Criador inquieto, Barroso inicialmente seguiu o cordão dos sambas amaxixados do início do século, mas logo, no estupendo Faceira, na voz de Silvio Caldas (1931), introduziu a síncopa batuqueira que o caracterizaria, sem prejuízo de lépidas marchinhas como a provocadora Dá Nela (com Francisco Alves, em 1930) e a atrevida Eu Dei (Carmen Miranda, 1937). O compositor fustigou a questão racial brasileira de diversas maneiras. Do humor insidioso de Boneca de Piche à teatral Cena de Senzala, a aguda Negra Também É Gente e a áspera Terra Seca (o nego tá moiado de suó/ trabalha, trabalha, nego!/ as mãos do nego tão que é calo só), regravada de Jair Rodrigues a Wilson Simonal.

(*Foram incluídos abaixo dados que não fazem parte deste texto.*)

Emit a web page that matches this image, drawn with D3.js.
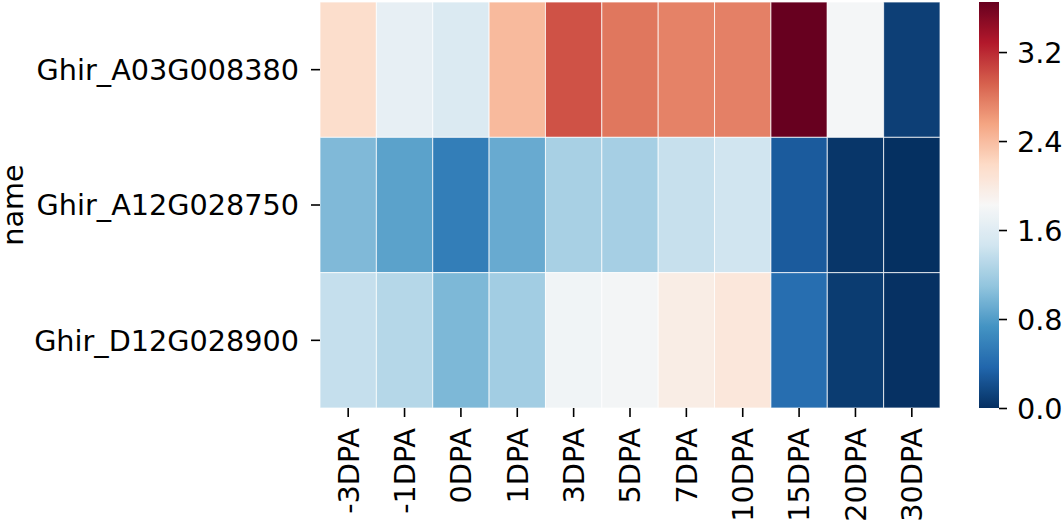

A desiludida Caco Velho (a vida é essa/é um segundo que se esvai depressa) acabou nomeando um de seus intérpretes, o gaúcho Mateus Nunes. Lançada em disco por Carmen Miranda (1934), a parceria com Luis Peixoto Na Batucada da Vida, da revista musical Há uma Forte Corrente..., ganhou releitura à flor da pele de uma diva posterior, Elis Regina, exatos 40 anos depois. O protesto precursor Falta um Zero no Meu Ordenado, com Francisco Alves, em 1948, foi parar na voz de Jards Macalé, no songbook dedicado à sua obra, produzido por Almir Chediak, em 1995.

Autor do clássico samba-canção, em parceria com Lamartine Babo, No Rancho Fundo (regravado até pela dupla Chitãozinho & Xororó), Barroso indispôs-se com a influência do bolero caribenho no gênero brasileiro, nos anos 50. Mesmo assim, disparou no alvo da nova tendência os virais Risque (Aurora Miranda, 1952), Folha Morta (Dalva de Oliveira, 1953) e Ocultei (Elizeth Cardoso, 1954). Mordaz até o fim, acamado pela cirrose que o vitimaria, ligou do hospital para o jornalista e letrista David Nasser, despedindo-se, porque ia morrer, conta Sérgio Cabral, na biografia No Tempo de Ary Barroso. “Como sabe?”, perguntou o outro. “Estão tocando minhas músicas no rádio”, fuzilou.